In Italy, it is commonplace for restaurants to only book each table once per night. Compared with other cultures where restaurants focus on getting as many customers in and out as possible, Italian restaurants expect guests to stay for the entirety of the evening through all of the courses and many rounds of drinks. As such, you will not be hurried along through your meal which will add to the comfort and low-key atmosphere of your dining experience.
When choosing a place to dine, you have a few options. A regular restaurant (“ristorante”) usually offers multiple-course meals at the highest prices. If you’re feeling like something a bit tamer, look for a smaller local restaurant (“trattoria”). These hole-in-the-wall places are usually family owned and operated, offer smaller menus, and stay within a lower price range. Do not shy away from these smaller restaurants; gems are hiding all over Italy’s largest cities with dishes that you will want to write home about.
Many people travel to Italy to sample authentic pizza and gelato which are never hard to find in abundance; simply look for “pizzeria” and “gelateria” joints to satisfy your cravings. If you’re searching for a home-cooked meal, find restaurants offering “cucina casalinga.” For quick and easy snacks, a “tavola calda” is your best bet. You may want to avoid restaurants advertising tourist menus (“menù turistico”), which can often be overpriced and of poor quality. If you’re more of a wine enthusiast, you’ll feel at home in a wine shop (“enoteca”) that also serves some food.
Whenever you are visiting a foreign country, it is important to understand your bill when completing a meal out, as well as the best practices for tipping. While it never hurts to ask a local, language barriers can sometimes make this impossible. Understanding some simple words and phrases can help to reduce the confusion so you can end your meal with as little frustration as possible.

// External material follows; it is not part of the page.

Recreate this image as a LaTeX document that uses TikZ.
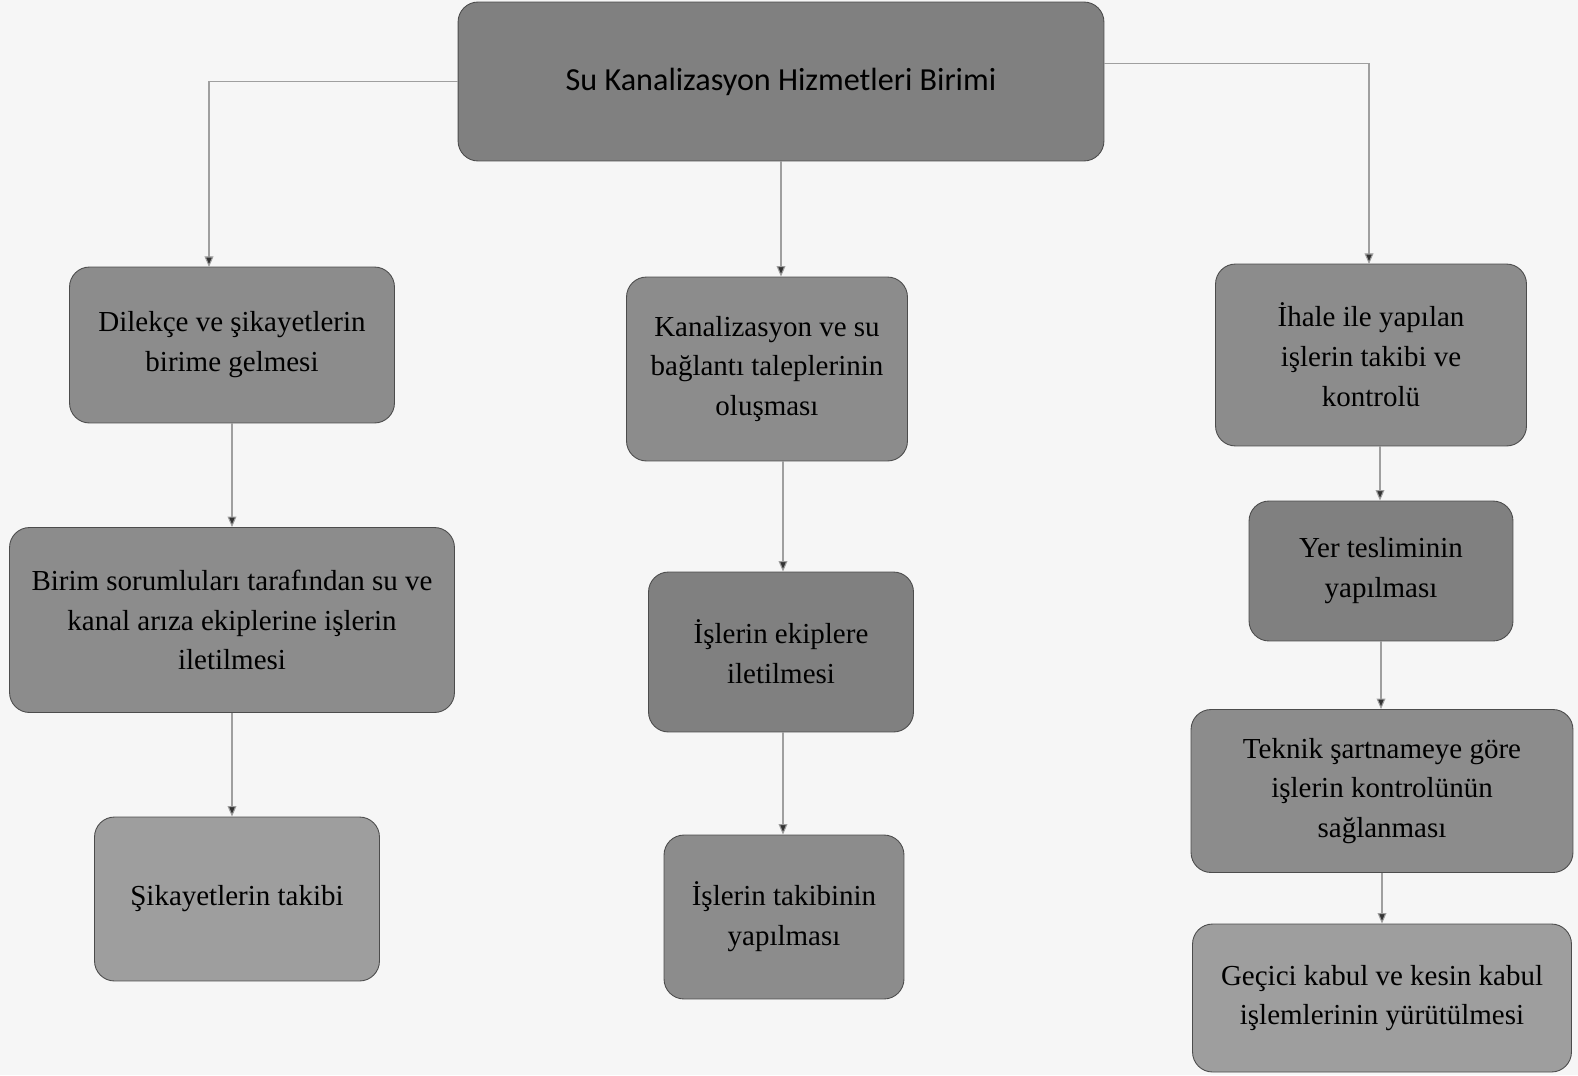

When you have finished your meal, remember to ask for your bill (“conto”) from the server. Restaurants often expect you to stay at your table for many hours, and they will not bring your bill until you indicate that you are ready to pay and leave. Your bill will include a value added tax (“Imposta sul Valore Aggiunta”, or “IVA”) and a cover charge called “coperto.” Italian businesses are required by law to provide you with a receipt (“scontrino”) after services have been completed. If they fail to do so, they can be fined heavily.
Tipping is completely up to you and is usually only given for exceptional service. Remember that servers do not receive any of the gratuities included in your bill, so you should include a few extra coins if you wish to leave them a tip.